Personal information
- Full name: Evan James Green
- Date of birth: 13 March 1993 (age 32)
- Place of birth: Eastbourne, England
- Position(s): Midfielder, forward

Team information
- Current team: Lions Gibraltar
- Number: 3

Senior career*
- Years: Team / Apps / (Gls)
- 2012–2016: Lions Gibraltar
- 2016: → Gibraltar United (loan) / 9 / (3)
- 2016–2017: Gibraltar United / 17 / (0)
- 2017: Kingstonian / 0 / (0)
- 2017–2018: Chertsey Town / 4 / (0)
- 2018–2020: St Joseph's / 12 / (1)
- 2019–2020: → Boca Gibraltar (loan) / 5 / (0)
- 2021–: Lions Gibraltar / 34 / (4)

International career^{‡}
- 2015: Gibraltar development squad / 3 / (0)
- 2017: Gibraltar / 1 / (0)

= Evan Green (footballer) =

English-born Gibraltarian footballer

Evan James Green (born 13 March 1993) is an English-born Gibraltarian association footballer who currently plays for Lions Gibraltar, and the Gibraltar national football team.

==Club career==
Until 2016, Green played for Lions Gibraltar in the Gibraltar Premier Division, before spending the second half of the 2015–16 season on loan at Gibraltar United. At the end of the season, he made the transfer permanent as he played 17 times, helping Gibraltar United to stay up. However, he was deemed surplus to requirements at the club once they were taken over by a consortium led by Pablo Dana and Míchel Salgado, catching the attention of Kingstonian during their pre-season tour of Gibraltar, and scoring in a 2–1 victory for Kingstonian against Lynx.

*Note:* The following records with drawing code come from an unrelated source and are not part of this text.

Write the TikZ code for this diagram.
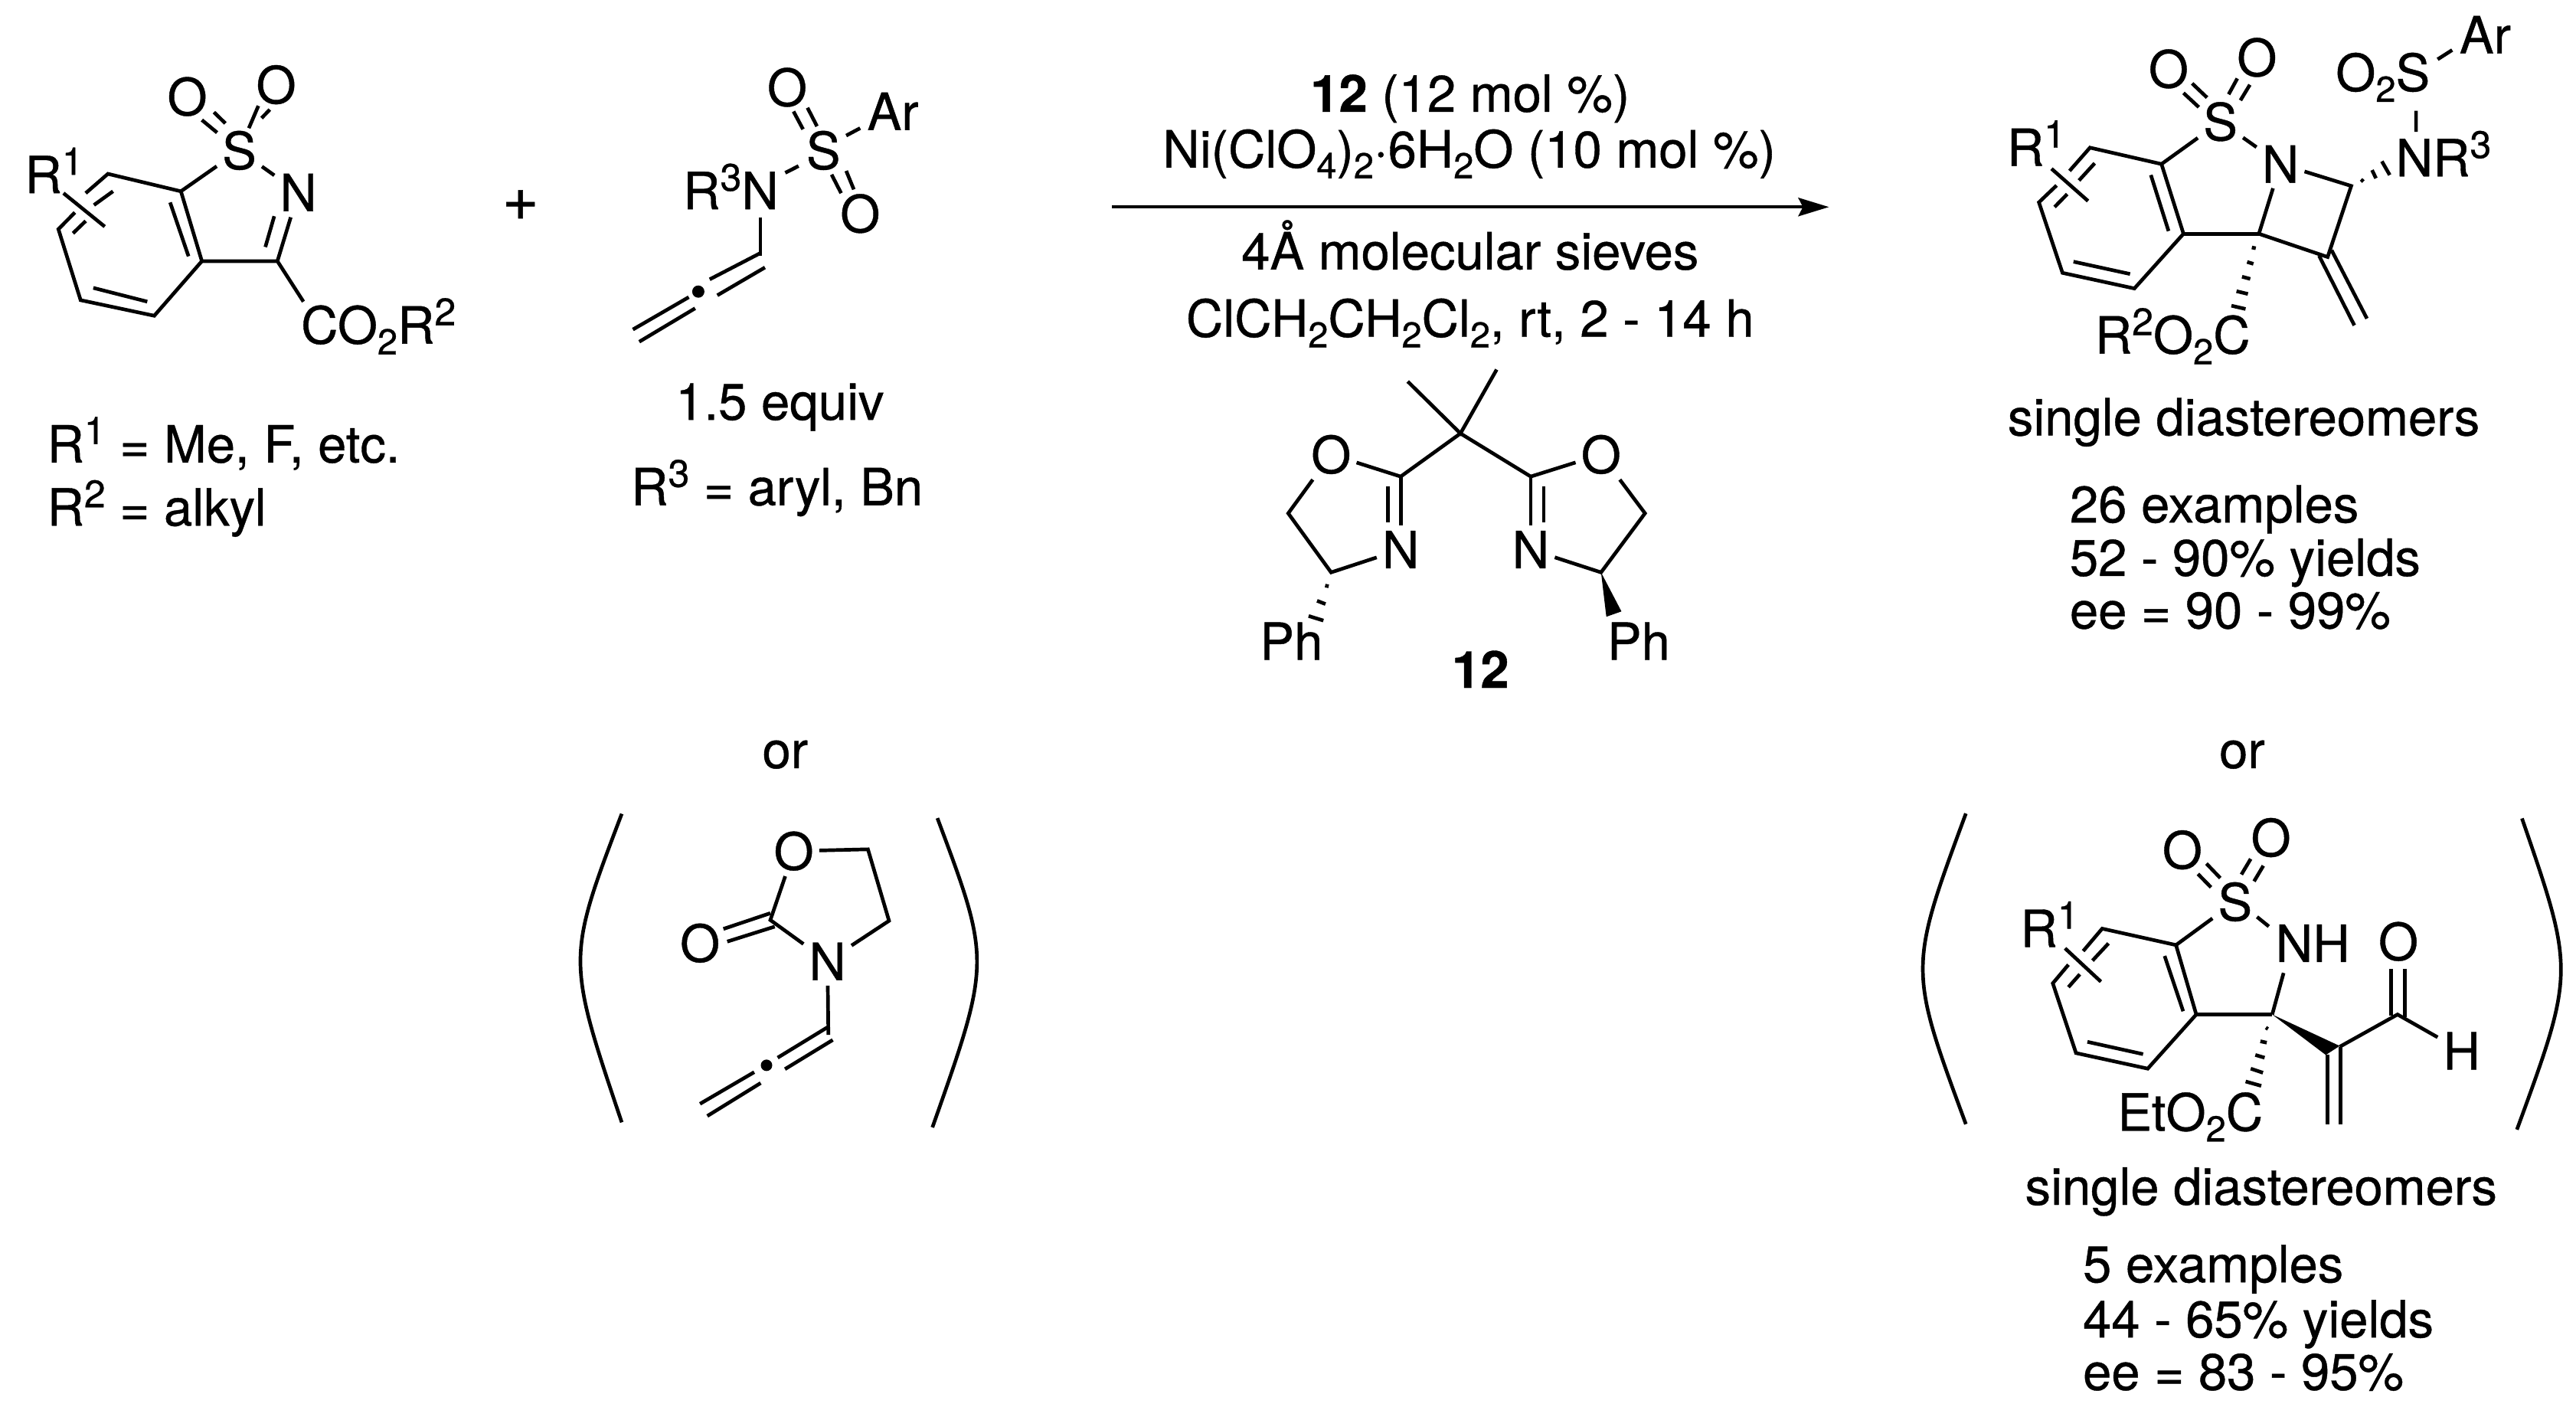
\documentclass[tikz,border=0pt]{standalone}
\usepackage{fontspec}
\setmainfont{TeX Gyre Heros}[FakeBold=0.6]
\usetikzlibrary{arrows.meta}
\newcommand{\sups}[1]{\raisebox{24pt}{\fontsize{50}{50}\selectfont #1}}
\newcommand{\subs}[1]{\raisebox{-14pt}{\fontsize{47}{47}\selectfont #1}}
\tikzset{
  every node/.style={font=\fontsize{67}{80}\selectfont,text=black},
  atom/.style={inner sep=7pt,anchor=center},
  lab/.style={inner sep=0pt,anchor=base west,xshift=-5pt},
  rlab/.style={inner sep=0pt,anchor=base west},
  midlab/.style={inner sep=0pt,anchor=base},
  bond/.style={line width=4.7pt,line cap=butt,line join=miter,draw=black},
  brack/.style={line width=4.7pt,draw=black},
  crop1/.style={x=.829pt,y=-.485pt},
  crop2/.style={shift={(2560pt,0pt)},x=.513pt,y=-.357pt},
  crop3/.style={shift={(2500pt,-1040pt)},x=.551pt,y=-.357pt},
  crop4/.style={shift={(1540pt,-460pt)},x=.459pt,y=-.331pt},
  crop5/.style={shift={(740pt,-1040pt)},x=.3827pt,y=-.331pt},
  refc/.style={x=2.145pt,y=-2.145pt},
}
\begin{document}
\begin{tikzpicture}[x=1pt,y=-1pt]
\useasboundingbox (0,0) rectangle (3364,1836);
\fill[white] (0,0) rectangle (3364,1836);

%%% substrate 1 and 2
\begin{scope}[crop1]
\node[atom] (Sa) at (377,405) {S};
\node[atom] (Na) at (470,518) {N};
\node[atom] (Oa1) at (295,260) {O};
\node[atom] (Oa2) at (435,228) {O};
\node[lab] (Ra) at (45,520) {R\sups{1}};
\node[lab] (COa) at (480,925) {CO\subs{2}R\sups{2}};
\coordinate (a1) at (170,468); \coordinate (a2) at (285,515); \coordinate (a3) at (318,703);
\coordinate (a4) at (243,850); \coordinate (a5) at (127,808); \coordinate (a6) at (92,617);
\coordinate (a7) at (437,703); \coordinate (a8) at (478,812);
\draw[bond] (a2)--(a1)--(135,520) (118,572)--(a6)--(a5)--(a4)--(a3)--(a2);
\draw[bond] (a3)--(a7)--(a8);
\draw[bond] (a2)--(Sa); \draw[bond] (Sa)--(Na);
\draw[bond] (a7)--(458,585) (418,665)--(432,582);
\draw[bond] (268,545)--(297,690) (147,775)--(232,812) (178,515)--(148,552) (135,595)--(115,628);
\draw[bond] (100,520)--(165,610);
\draw[bond] (318,323)--(342,357) (337,302)--(355,332) (392,345)--(407,285) (412,318)--(425,295);

\node[atom] (Sb) at (1297,405) {S};
\node[atom] (Ob1) at (1240,235) {O};
\node[atom] (Ob2) at (1355,575) {O};
\node[lab] (Arb) at (1372,350) {Ar};
\node[lab] (Nb) at (1082,563) {R\sups{3}N};
\coordinate (b1) at (1198,688); \coordinate (b0) at (1198,585);
\draw[bond] (b0)--(b1);
\draw[bond] (1237,465)--(1258,447) (1333,365)--(1355,345);
\draw[bond] (1250,300)--(1265,348) (1272,290)--(1287,340) (1310,470)--(1325,520) (1333,460)--(1345,510);
\draw[bond] (1197,682)--(1118,752) (1205,720)--(1130,795) (1085,800)--(997,887) (1095,830)--(1007,920);
\fill (1100,785) ellipse (8pt and 8pt);
\node[lab] at (80,1245) {R\sups{1} = Me, F, etc.};
\node[lab] at (80,1415) {R\sups{2} = alkyl};
\node[lab] at (1070,1130) {1.5 equiv};
\node[lab] at (1000,1360) {R\sups{3} = aryl, Bn};
\node[atom,font=\fontsize{82}{90}\selectfont] (plus) at (820,552) {+};
\end{scope}

%%% ligand
\begin{scope}[crop4]
\coordinate (lc) at (800,320); \coordinate (lm1) at (650,115); \coordinate (lm2) at (903,68);
\coordinate (l2) at (630,490); \coordinate (r2) at (1000,490);
\coordinate (lch2) at (310,635); \coordinate (lch) at (432,868);
\coordinate (rch2) at (1325,635); \coordinate (rch) at (1200,868);
\node[atom] (lO) at (432,403) {O};
\node[atom] (rO) at (1200,403) {O};
\node[atom] (lN) at (630,778) {N};
\node[atom] (rN) at (1000,778) {N};
\node[lab] (lPh) at (240,1213) {Ph};
\node[lab] (rPh) at (1228,1213) {Ph};
\node[atom] (n12) at (857,1250) {\bfseries 12};
\draw[bond] (lm1)--(lc)--(lm2) (l2)--(lc)--(r2);
\draw[bond] (l2)--(lO); \draw[bond] (lO)--(lch2)--(lch)--(lN);
\draw[bond] (r2)--(rO); \draw[bond] (rO)--(rch2)--(rch)--(rN);
\draw[bond] (l2)--(lN); \draw[bond] (r2)--(rN);
\draw[bond] (594,530)--(594,672) (1037,530)--(1037,672);
\draw[bond] (415,920)--(425,923) (392,980)--(416,993) (368,1040)--(410,1058);
\fill (rch)--(1215,1043)--(1258,1022)--cycle;
\end{scope}

%%% oxazolidinone allene
\begin{scope}[crop5]
\node[atom] (cO1) at (775,215) {O};
\node[atom] (cO2) at (455,578) {O};
\node[atom] (cN) at (890,650) {N};
\coordinate (cC) at (695,487); \coordinate (cA) at (1028,208); \coordinate (cB) at (1100,490); \coordinate (cH) at (893,940);
\draw[bond] (cO1)--(cC)--(cN)--(cB)--(cA)--(cO1);
\draw[bond] (cN)--(cH);
\draw[bond] (535,522)--(695,460) (548,572)--(710,513);
\draw[bond] (720,1030)--(890,910) (745,1075)--(908,960) (640,1087)--(455,1212) (662,1130)--(480,1260);
\fill (682,1060) ellipse (7.5pt and 7.5pt);
\draw[brack] (188,68) .. controls (0,640) .. (188,1285);
\draw[brack] (1265,85) .. controls (1448,650) .. (1248,1305);
\end{scope}

%%% product 1
\begin{scope}[crop2]
\node[atom] (Sp) at (662,445) {S};
\node[atom] (Np) at (815,600) {N};
\node[atom] (Op1) at (530,252) {O};
\node[atom] (Op2) at (755,210) {O};
\node[lab] at (128,607) {R\sups{1}};
\node[lab] at (352,1293) {R\sups{2}O\subs{2}C};
\node[lab] at (965,333) {O\subs{2}S};
\node[lab] at (1280,195) {Ar};
\node[lab] at (1118,645) {NR\sups{3}};
\coordinate (p1) at (330,540); \coordinate (p2) at (512,600); \coordinate (p3) at (568,855);
\coordinate (p4) at (443,1055); \coordinate (p5) at (260,998); \coordinate (p6) at (200,740);
\coordinate (p7) at (760,855); \coordinate (p8) at (995,680); \coordinate (p9) at (935,940);
\draw[bond] (p2)--(p1)--(278,625) (245,678)--(p6)--(p5)--(p4)--(p3)--(p2);
\draw[bond] (342,597)--(302,660) (272,710)--(240,757) (232,617)--(325,735);
\draw[bond] (485,640)--(530,845) (288,957)--(432,1002);
\draw[bond] (p2)--(Sp); \draw[bond] (Sp)--(Np);
\draw[bond] (568,340)--(607,392) (590,305)--(628,357) (683,345)--(705,287) (713,367)--(737,310);
\draw[bond] (Np)--(p8)--(p9)--(p7)--(Np);
\draw[bond] (p3)--(p7);
\draw[bond] (945,915)--(1035,1165) (913,935)--(1003,1190);
\draw[bond] (742,905)--(752,908) (730,958)--(746,965) (717,1012)--(738,1020) (703,1065)--(732,1075) (690,1118)--(726,1130);
\draw[bond] (1020,656)--(1026,664) (1048,622)--(1058,652) (1073,590)--(1093,640);
\draw[bond] (1160,405)--(1160,482) (1215,217)--(1252,183);
\end{scope}

%%% product 2
\begin{scope}[crop3]
\node[atom] (Sq) at (760,385) {S};
\node[atom] (Oq1) at (635,195) {O};
\node[atom] (Oq2) at (845,150) {O};
\node[atom] (Oq3) at (1147,530) {O};
\node[atom] (Hq) at (1297,930) {H};
\node[lab] at (865,605) {NH};
\node[lab] at (260,550) {R\sups{1}};
\node[lab] at (490,1222) {EtO\subs{2}C};
\coordinate (q1) at (445,483); \coordinate (q2) at (620,543); \coordinate (q3) at (668,797);
\coordinate (q4) at (553,995); \coordinate (q5) at (383,938); \coordinate (q6) at (328,683);
\coordinate (q7) at (848,797); \coordinate (q8) at (1008,915); \coordinate (q9) at (1145,797);
\draw[bond] (q2)--(q1)--(400,565) (365,615)--(q6)--(q5)--(q4)--(q3)--(q2);
\draw[bond] (460,537)--(422,600) (392,650)--(365,697) (357,555)--(442,677);
\draw[bond] (593,583)--(637,785) (410,897)--(542,942);
\draw[bond] (q2)--(Sq);
\draw[bond] (812,440)--(840,475) (875,645)--(q7);
\draw[bond] (672,283)--(703,332) (692,245)--(725,298) (775,285)--(797,228) (805,310)--(827,253);
\draw[bond] (q3)--(q7);
\fill (q7)--(975,945)--(1008,912)--cycle;
\draw[bond] (q8)--(q9)--(Hq);
\draw[bond] (1130,800)--(1130,630) (1162,808)--(1162,630);
\draw[bond] (979,945)--(979,1198) (1010,915)--(1010,1198);
\draw[bond] (833,845)--(838,850) (820,895)--(835,900) (808,945)--(830,955) (797,995)--(826,1010) (785,1042)--(822,1058);
\draw[brack] (122,62) .. controls (-14,630) .. (122,1198);
\draw[brack] (1440,80) .. controls (1565,640) .. (1428,1218);
\node[rlab] at (262,1493) {single diastereomers};
\end{scope}

%%% free text and arrow
\begin{scope}[refc]
\coordinate (arrS) at (677,126); \coordinate (arrE) at (1113.5,126);
\draw[line width=4.4pt,-{Stealth[length=40pt,width=24pt,inset=6pt]}] (arrS)--(arrE);
\node[midlab] (t1) at (895,68) {\bfseries 12\mdseries{} (12 mol \%)};
\node[midlab] (t2) at (894.5,102) {Ni(ClO\subs{4})\subs{2}·6H\subs{2}O (10 mol \%)};
\node[midlab] (t3) at (895,164) {4Å molecular sieves};
\node[midlab] (t4) at (895,205) {ClCH\subs{2}CH\subs{2}Cl\subs{2}, rt, 2 - 14 h};
\node[midlab] (or1) at (478,467.5) {or};
\node[midlab] (or2) at (1365,467.5) {or};
\node[midlab] (sd1) at (1366,265) {single diastereomers};
\node[rlab] at (1260,318) {26 examples};
\node[rlab] at (1260,350.5) {52 - 90\% yields};
\node[rlab] at (1260,382.5) {ee = 90 - 99\%};
\node[rlab] at (1268,780.5) {5 examples};
\node[rlab] at (1268,814) {44 - 65\% yields};
\node[rlab] at (1268,846) {ee = 83 - 95\%};
\end{scope}
\end{tikzpicture}
\end{document}
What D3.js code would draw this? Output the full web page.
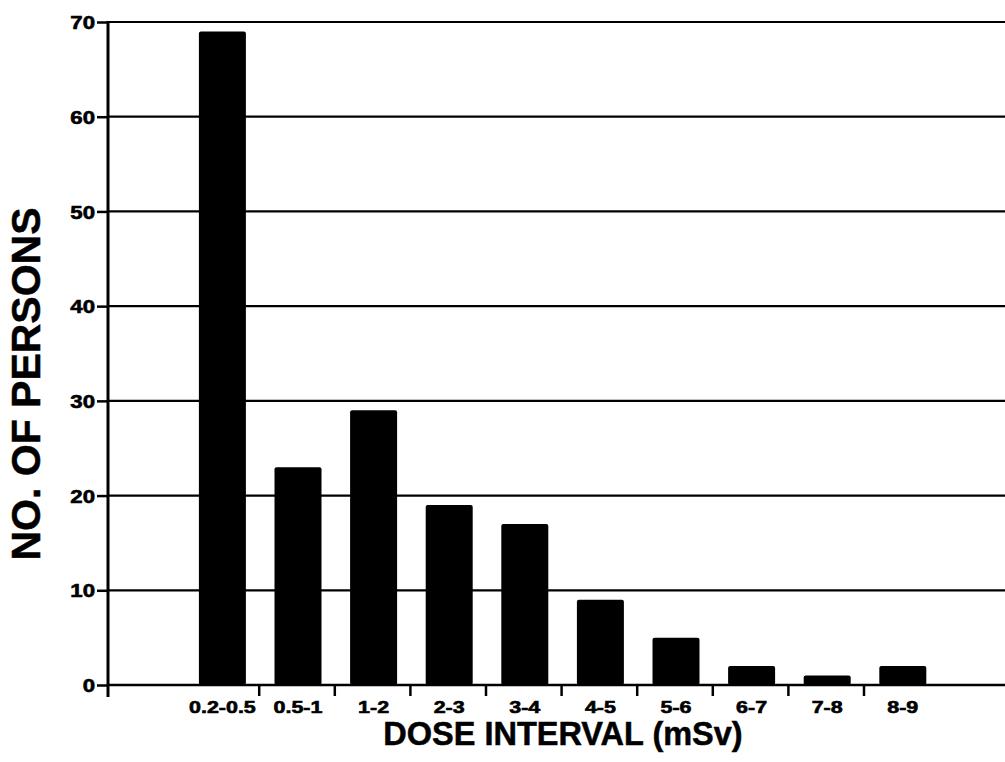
<!DOCTYPE html>
<html><head><meta charset="utf-8">
<script src="https://cdn.jsdelivr.net/npm/d3@7"></script>
<style>html,body{margin:0;padding:0;background:#fff;overflow:hidden}</style>
</head><body>
<svg id="c" width="1005" height="762"></svg>
<script>
const categories = ["0.2-0.5","0.5-1","1-2","2-3","3-4","4-5","5-6","6-7","7-8","8-9"];
const persons = [69, 23, 29, 19, 17, 9, 5, 2, 1, 2];
const yTicks = [0,10,20,30,40,50,60,70];
const xTitle = "DOSE INTERVAL (mSv)";
const yTitle = "NO. OF PERSONS";

(function(){
const svg = d3.select("#c");
const font = "'Liberation Sans', Arial, Helvetica, sans-serif";
const pLeft = 108, pRight = 1005, pTop = 22, pBottom = 685;
const slots = ["_blank"].concat(categories);
const x = d3.scaleBand().domain(slots).range([pLeft, pLeft + 11*75.6]).paddingInner(0).paddingOuter(0);
const y = d3.scaleLinear().domain([0,70]).range([pBottom, pTop]);
const barW = 47;

function stretch(sel, f){
  sel.each(function(){
    const L = this.getComputedTextLength();
    d3.select(this).attr("textLength", L*f).attr("lengthAdjust","spacingAndGlyphs");
  });
}

// gridlines
svg.append("g").selectAll("line").data(yTicks.filter(d=>d>0)).join("line")
  .attr("x1", pLeft).attr("x2", pRight).attr("y1", d=>y(d)).attr("y2", d=>y(d))
  .attr("stroke","#000").attr("stroke-width",2.2);

// bars
svg.append("g").selectAll("rect").data(categories).join("rect")
  .attr("x", (d)=>x(d)+x.bandwidth()/2 - barW/2 + 1)
  .attr("width", barW)
  .attr("y", (d,i)=>y(persons[i]))
  .attr("height", (d,i)=>pBottom - y(persons[i]))
  .attr("rx", 2).attr("fill","#000");

// y axis
const yAxis = d3.axisLeft(y).tickValues(yTicks).tickSize(11).tickPadding(2).tickFormat(d3.format("d"));
const gy = svg.append("g").attr("transform",`translate(${pLeft},0)`).call(yAxis);
gy.select(".domain").remove();
gy.selectAll(".tick line").attr("stroke","#000").attr("stroke-width",2.5);
const yt = gy.selectAll(".tick text").attr("font-family",font).attr("font-weight","bold")
  .attr("font-size",18.5).attr("fill","#000").attr("stroke","#000").attr("stroke-width",0.6)
  .attr("dy","0.36em");
stretch(yt, 1.2);
svg.append("line").attr("x1",pLeft).attr("x2",pLeft).attr("y1",pTop-1).attr("y2",pBottom+12)
  .attr("stroke","#000").attr("stroke-width",3);

// x axis baseline
svg.append("line").attr("x1",pLeft).attr("x2",pRight).attr("y1",pBottom).attr("y2",pBottom)
  .attr("stroke","#000").attr("stroke-width",2.5);

// x axis ticks between categories
const bounds = categories.slice(0, -1).map(c => x(c) + x.bandwidth());
svg.append("g").selectAll("line").data(bounds).join("line")
  .attr("x1", d=>d).attr("x2", d=>d).attr("y1", pBottom).attr("y2", pBottom+11)
  .attr("stroke","#000").attr("stroke-width",2.5);

// x labels
const xl = svg.append("g").selectAll("text").data(categories).join("text")
  .attr("x", d=>x(d)+x.bandwidth()/2+1).attr("y", 713)
  .attr("text-anchor","middle").attr("font-family",font).attr("font-weight","bold")
  .attr("font-size",16.5).attr("fill","#000").attr("stroke","#000").attr("stroke-width",0.6)
  .text(d=>d);
stretch(xl, 1.3);

// titles
svg.append("text").attr("x",563).attr("y",745).attr("text-anchor","middle")
  .attr("font-family",font).attr("font-weight","bold").attr("font-size",32.5).attr("fill","#000")
  .attr("stroke","#000").attr("stroke-width",0.5)
  .text(xTitle);
svg.append("text").attr("transform","translate(40,384) rotate(-90)").attr("text-anchor","middle")
  .attr("font-family",font).attr("font-weight","bold").attr("font-size",41).attr("fill","#000")
  .attr("stroke","#000").attr("stroke-width",0.5)
  .text(yTitle);
})();
</script>
</body></html>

His performances led to him being signed by the English club for the coming season. After spending the majority of his early time at the club on the bench, Green finally made his debut for Kingstonian on 31 October 2017, as a substitute in their FA Trophy replay win over Thurrock. However, that was the only competitive appearance he made for the team; following a change in manager, the club released Green in early November. Later that month, he dropped two levels to join Chertsey Town in the Combined Counties League, making his debut in a Southern Combination Cup game against Ash United on 14 November 2017.

In January 2018 he left Chertsey to return to Gibraltar with St Joseph's. Registration rules meant that he had to wait until 31 March for his debut, coming on as a substitute in the club's 3–1 win against Lynx. He scored his first goal for the club the next season, in a 7–1 victory over Lynx on 11 December 2018. In August 2019 he moved on loan to Boca Gibraltar for the duration of the 2019–20 season.

==International career==
Green first received a call-up to the Gibraltar national football team in 2016, having previously played for a development side at the 2015 Island Games, but he did not play until September 3, 2017, when he was named in the starting lineup for their match against Bosnia and Herzegovina.